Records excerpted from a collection
******

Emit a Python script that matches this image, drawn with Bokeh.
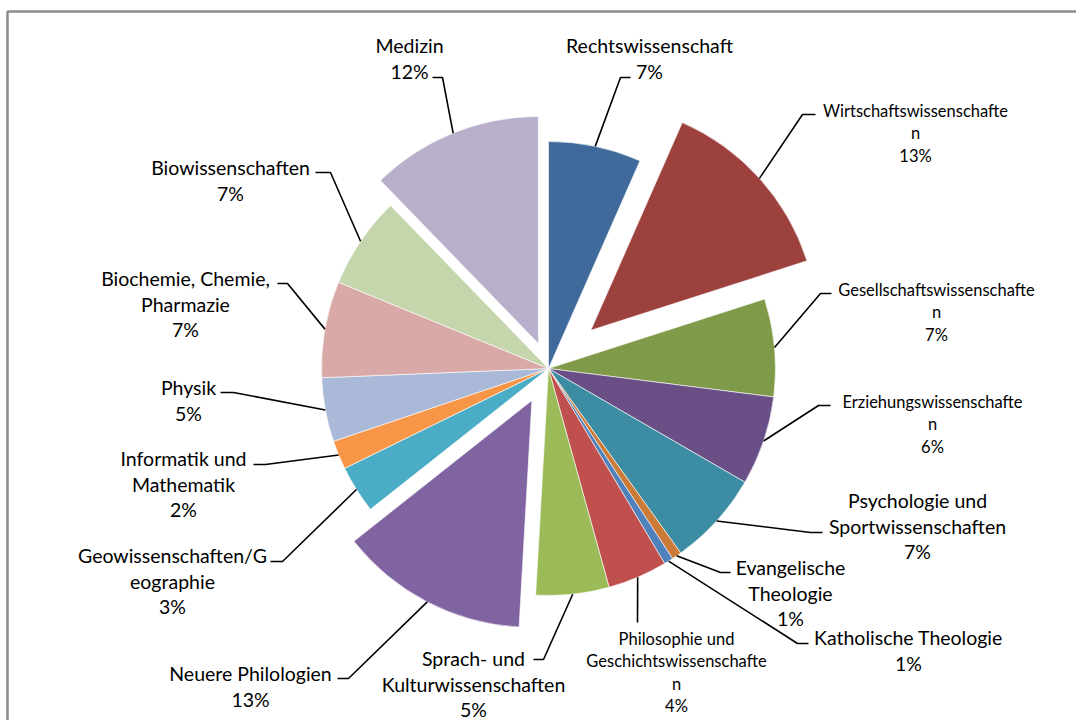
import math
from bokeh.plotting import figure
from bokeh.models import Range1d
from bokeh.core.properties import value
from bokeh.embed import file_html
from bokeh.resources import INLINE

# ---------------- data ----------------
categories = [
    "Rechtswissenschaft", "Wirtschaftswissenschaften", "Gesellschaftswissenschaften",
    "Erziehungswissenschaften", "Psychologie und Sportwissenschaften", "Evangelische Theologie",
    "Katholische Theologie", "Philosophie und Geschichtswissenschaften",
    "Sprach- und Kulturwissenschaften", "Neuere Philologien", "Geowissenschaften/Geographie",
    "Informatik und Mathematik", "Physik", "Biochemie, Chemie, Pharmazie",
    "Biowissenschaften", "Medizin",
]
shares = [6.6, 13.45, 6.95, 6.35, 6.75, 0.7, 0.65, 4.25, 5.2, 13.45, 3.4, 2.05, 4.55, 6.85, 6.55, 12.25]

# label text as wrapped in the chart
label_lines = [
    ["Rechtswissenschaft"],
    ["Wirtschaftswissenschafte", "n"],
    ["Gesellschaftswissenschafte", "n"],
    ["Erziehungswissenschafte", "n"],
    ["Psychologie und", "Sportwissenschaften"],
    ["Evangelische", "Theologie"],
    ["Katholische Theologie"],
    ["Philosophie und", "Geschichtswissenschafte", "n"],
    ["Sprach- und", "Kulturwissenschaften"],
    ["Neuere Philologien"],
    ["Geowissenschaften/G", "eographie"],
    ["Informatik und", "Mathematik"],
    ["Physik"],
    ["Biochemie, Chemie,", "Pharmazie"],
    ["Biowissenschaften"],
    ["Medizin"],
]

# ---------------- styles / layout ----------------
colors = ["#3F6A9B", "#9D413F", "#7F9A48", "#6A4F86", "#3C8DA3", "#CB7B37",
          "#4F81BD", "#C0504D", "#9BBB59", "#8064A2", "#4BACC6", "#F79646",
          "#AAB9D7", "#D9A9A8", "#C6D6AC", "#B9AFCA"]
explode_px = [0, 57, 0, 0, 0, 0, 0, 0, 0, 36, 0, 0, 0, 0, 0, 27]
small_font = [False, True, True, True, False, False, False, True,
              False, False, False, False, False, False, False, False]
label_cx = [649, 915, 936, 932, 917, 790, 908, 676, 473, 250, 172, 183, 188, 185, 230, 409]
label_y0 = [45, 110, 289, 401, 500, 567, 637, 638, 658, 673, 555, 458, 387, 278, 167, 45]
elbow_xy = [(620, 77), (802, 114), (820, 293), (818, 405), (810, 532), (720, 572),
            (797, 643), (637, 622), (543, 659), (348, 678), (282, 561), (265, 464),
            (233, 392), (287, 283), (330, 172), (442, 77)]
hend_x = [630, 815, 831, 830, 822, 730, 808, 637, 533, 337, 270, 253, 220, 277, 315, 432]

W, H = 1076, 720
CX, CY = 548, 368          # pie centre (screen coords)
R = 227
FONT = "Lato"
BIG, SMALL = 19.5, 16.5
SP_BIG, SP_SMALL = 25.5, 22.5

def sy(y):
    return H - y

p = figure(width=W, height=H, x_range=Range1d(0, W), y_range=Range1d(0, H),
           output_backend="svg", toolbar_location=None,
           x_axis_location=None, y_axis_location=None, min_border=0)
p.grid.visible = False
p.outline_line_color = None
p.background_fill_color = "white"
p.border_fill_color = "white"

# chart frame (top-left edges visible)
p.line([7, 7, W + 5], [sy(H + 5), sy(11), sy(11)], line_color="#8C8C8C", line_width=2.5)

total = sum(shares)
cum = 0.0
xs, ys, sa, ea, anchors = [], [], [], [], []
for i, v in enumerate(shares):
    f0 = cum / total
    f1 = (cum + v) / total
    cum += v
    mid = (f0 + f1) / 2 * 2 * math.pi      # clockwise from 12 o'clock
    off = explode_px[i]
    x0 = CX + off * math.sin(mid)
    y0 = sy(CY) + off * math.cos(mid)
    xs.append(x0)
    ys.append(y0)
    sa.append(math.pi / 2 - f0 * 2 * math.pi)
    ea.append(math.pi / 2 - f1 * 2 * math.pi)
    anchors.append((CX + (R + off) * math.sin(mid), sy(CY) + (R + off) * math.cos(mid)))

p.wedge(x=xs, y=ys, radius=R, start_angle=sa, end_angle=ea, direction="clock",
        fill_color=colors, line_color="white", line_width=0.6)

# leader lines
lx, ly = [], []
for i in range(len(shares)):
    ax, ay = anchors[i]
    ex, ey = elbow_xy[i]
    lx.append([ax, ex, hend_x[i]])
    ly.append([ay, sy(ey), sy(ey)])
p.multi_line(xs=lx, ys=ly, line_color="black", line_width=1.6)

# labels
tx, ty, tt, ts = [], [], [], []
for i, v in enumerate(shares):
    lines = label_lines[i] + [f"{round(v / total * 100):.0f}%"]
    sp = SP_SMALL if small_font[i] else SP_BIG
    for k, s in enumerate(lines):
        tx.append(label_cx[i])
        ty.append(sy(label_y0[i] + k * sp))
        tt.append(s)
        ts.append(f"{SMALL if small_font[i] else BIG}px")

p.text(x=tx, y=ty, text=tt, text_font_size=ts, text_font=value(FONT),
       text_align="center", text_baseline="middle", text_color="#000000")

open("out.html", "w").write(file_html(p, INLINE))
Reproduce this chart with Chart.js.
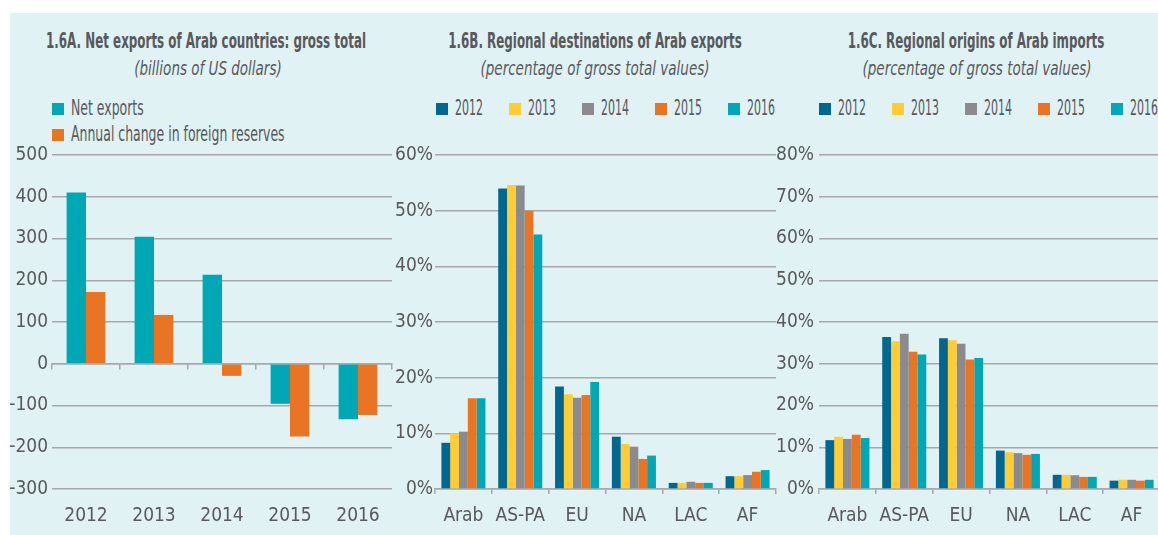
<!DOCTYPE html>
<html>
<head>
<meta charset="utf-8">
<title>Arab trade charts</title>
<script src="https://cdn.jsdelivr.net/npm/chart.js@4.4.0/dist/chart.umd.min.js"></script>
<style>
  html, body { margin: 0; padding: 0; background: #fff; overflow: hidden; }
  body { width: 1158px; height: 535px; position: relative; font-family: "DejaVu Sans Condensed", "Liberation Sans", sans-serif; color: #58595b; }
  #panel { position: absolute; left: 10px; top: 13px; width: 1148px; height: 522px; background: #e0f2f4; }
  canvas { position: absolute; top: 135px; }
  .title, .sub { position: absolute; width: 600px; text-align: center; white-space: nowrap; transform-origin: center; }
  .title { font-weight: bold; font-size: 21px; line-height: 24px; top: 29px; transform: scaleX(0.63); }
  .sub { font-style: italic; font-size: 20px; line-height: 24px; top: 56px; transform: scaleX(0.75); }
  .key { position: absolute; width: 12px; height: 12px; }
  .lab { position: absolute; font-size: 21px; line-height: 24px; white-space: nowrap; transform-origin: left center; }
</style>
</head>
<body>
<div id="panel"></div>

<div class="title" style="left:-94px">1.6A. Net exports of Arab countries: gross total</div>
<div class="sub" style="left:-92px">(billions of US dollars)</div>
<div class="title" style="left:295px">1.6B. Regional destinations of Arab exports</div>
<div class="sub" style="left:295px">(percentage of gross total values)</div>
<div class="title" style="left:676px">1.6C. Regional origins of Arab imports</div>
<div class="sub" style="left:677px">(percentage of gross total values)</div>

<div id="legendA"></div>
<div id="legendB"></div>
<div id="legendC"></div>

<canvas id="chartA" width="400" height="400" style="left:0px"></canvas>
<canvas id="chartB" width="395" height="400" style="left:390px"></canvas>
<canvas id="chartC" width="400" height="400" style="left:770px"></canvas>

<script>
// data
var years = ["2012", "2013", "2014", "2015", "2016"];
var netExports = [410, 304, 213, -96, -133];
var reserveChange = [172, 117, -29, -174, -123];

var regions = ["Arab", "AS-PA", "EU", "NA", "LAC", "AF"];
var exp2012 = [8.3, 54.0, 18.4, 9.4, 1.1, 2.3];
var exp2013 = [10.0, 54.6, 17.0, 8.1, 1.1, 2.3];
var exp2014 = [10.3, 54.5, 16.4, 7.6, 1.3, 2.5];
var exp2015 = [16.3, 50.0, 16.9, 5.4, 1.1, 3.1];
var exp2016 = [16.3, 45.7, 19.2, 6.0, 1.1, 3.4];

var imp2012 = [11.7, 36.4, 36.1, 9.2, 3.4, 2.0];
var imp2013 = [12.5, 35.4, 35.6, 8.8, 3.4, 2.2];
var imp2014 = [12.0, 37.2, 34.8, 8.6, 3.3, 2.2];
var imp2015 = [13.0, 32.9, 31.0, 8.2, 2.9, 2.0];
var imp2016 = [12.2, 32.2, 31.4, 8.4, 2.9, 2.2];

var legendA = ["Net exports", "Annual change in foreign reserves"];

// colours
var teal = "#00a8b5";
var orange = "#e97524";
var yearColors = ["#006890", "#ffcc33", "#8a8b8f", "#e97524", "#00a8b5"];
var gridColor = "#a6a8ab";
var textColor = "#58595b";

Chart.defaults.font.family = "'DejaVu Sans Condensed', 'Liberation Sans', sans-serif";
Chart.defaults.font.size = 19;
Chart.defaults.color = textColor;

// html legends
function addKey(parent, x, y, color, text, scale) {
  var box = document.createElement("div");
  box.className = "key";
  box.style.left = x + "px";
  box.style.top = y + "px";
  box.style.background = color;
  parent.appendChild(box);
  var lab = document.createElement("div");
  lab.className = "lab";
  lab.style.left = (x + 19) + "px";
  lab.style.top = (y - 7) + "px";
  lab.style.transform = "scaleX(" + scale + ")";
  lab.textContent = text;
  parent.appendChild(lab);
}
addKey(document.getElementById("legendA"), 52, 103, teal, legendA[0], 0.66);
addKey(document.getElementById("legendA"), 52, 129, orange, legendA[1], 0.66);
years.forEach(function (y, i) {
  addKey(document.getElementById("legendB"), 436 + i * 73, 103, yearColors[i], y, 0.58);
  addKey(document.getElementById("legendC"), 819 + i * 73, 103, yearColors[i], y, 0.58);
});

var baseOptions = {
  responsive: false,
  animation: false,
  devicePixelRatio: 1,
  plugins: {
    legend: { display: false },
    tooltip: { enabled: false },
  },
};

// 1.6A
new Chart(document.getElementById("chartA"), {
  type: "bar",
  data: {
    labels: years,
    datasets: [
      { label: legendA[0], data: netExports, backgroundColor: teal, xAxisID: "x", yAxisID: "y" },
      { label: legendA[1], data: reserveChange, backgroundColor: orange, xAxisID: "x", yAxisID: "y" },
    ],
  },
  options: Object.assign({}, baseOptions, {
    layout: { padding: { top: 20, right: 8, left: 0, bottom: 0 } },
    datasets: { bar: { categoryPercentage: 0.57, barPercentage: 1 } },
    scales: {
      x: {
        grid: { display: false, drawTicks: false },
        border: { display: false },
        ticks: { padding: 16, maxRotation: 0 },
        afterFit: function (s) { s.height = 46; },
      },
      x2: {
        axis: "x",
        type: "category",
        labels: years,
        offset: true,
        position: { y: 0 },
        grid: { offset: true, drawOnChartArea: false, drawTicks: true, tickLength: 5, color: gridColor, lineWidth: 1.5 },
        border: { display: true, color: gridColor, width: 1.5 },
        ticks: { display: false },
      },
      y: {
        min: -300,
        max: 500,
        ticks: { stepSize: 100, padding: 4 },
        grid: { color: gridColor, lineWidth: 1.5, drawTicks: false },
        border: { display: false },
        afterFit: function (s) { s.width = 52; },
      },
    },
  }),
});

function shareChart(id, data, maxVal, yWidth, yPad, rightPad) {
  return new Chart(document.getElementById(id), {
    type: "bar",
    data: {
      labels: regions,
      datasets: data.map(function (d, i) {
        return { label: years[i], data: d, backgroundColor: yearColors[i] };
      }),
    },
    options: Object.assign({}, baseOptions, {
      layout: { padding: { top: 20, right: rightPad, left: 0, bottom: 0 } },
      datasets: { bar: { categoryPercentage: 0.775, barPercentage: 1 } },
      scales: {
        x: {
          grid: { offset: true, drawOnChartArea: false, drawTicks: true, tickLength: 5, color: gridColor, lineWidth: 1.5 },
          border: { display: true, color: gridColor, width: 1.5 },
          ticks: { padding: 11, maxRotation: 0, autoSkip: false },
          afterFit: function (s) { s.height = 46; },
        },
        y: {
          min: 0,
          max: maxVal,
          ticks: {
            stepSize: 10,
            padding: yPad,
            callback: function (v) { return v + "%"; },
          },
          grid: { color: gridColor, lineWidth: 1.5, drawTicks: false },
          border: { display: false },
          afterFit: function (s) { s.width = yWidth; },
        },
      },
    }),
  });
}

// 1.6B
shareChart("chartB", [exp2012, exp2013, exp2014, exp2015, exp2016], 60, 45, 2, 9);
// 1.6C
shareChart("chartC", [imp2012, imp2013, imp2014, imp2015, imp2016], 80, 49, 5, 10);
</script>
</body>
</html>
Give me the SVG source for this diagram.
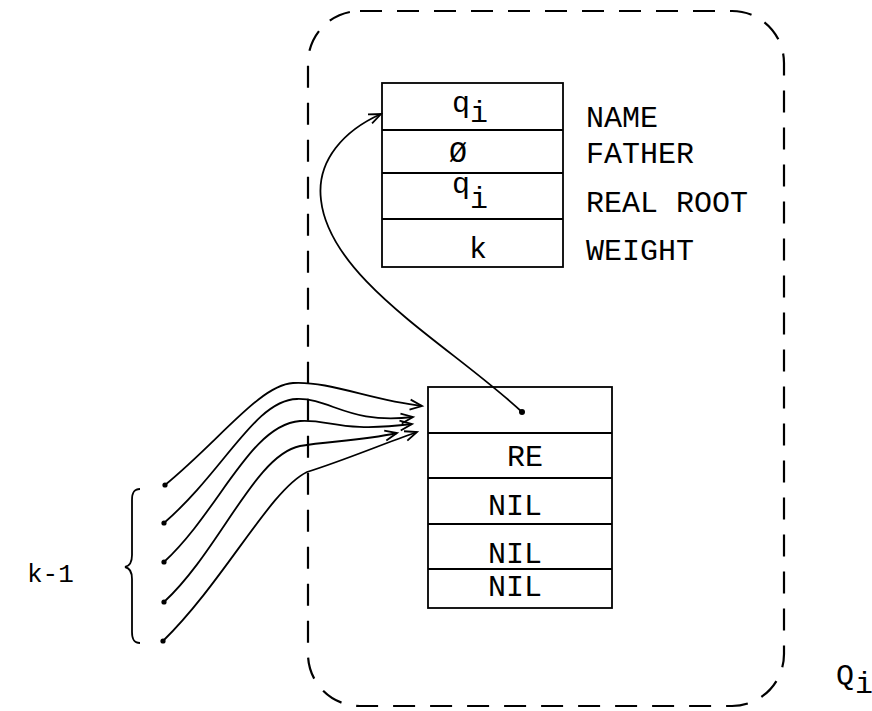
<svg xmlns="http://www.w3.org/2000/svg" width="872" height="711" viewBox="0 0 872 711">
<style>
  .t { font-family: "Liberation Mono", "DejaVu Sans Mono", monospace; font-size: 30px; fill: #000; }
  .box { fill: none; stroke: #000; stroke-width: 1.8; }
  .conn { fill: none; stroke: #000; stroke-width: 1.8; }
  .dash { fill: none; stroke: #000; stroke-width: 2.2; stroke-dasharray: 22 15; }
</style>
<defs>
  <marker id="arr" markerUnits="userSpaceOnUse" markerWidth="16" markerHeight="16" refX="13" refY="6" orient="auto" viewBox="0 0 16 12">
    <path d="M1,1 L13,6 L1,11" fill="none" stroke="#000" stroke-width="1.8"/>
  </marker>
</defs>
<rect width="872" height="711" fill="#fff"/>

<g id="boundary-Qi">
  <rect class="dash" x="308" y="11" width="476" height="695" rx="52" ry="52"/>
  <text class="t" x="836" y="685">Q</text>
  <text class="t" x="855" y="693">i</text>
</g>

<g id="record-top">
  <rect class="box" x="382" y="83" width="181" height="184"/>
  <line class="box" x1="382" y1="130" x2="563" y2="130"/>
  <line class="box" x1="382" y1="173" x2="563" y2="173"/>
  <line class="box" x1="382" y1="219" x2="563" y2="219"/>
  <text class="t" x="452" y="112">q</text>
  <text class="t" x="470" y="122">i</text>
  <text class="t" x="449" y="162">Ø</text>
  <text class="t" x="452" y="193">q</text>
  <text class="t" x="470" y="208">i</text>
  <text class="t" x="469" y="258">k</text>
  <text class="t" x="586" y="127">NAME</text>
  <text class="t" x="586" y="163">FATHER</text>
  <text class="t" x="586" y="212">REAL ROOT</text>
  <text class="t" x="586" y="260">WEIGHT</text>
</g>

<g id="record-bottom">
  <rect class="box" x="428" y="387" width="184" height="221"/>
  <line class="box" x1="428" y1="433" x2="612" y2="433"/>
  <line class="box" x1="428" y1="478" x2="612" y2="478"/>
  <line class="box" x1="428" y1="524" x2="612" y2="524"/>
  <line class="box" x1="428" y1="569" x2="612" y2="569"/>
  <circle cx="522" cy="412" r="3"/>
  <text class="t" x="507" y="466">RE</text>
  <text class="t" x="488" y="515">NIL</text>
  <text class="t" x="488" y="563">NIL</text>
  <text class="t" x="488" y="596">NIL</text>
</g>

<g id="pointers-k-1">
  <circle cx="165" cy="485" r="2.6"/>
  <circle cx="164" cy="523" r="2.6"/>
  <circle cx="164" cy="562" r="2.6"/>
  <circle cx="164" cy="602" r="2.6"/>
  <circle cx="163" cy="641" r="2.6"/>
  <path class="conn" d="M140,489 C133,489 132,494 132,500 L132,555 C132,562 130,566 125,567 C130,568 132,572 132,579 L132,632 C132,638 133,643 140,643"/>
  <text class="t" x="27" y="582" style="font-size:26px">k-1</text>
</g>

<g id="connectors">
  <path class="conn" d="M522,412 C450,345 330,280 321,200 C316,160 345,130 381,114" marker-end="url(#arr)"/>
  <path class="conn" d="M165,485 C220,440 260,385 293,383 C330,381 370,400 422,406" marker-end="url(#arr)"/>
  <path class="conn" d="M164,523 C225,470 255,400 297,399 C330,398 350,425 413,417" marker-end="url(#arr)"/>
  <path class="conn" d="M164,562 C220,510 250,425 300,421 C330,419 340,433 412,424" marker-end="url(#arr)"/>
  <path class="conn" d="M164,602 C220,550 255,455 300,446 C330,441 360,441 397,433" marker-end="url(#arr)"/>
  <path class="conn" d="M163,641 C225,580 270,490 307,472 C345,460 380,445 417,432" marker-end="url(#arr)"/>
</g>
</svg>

******

--- Work required ---
Write out, word for word, the lines from the start of the data through the one holding "from bokeh.resources import INLINE". Omit pictures.

--- The output ---
Emit a Python script that matches this image, drawn with Bokeh.
import math
from bokeh.plotting import figure
from bokeh.models import Range1d
from bokeh.core.properties import value
from bokeh.embed import file_html
from bokeh.resources import INLINE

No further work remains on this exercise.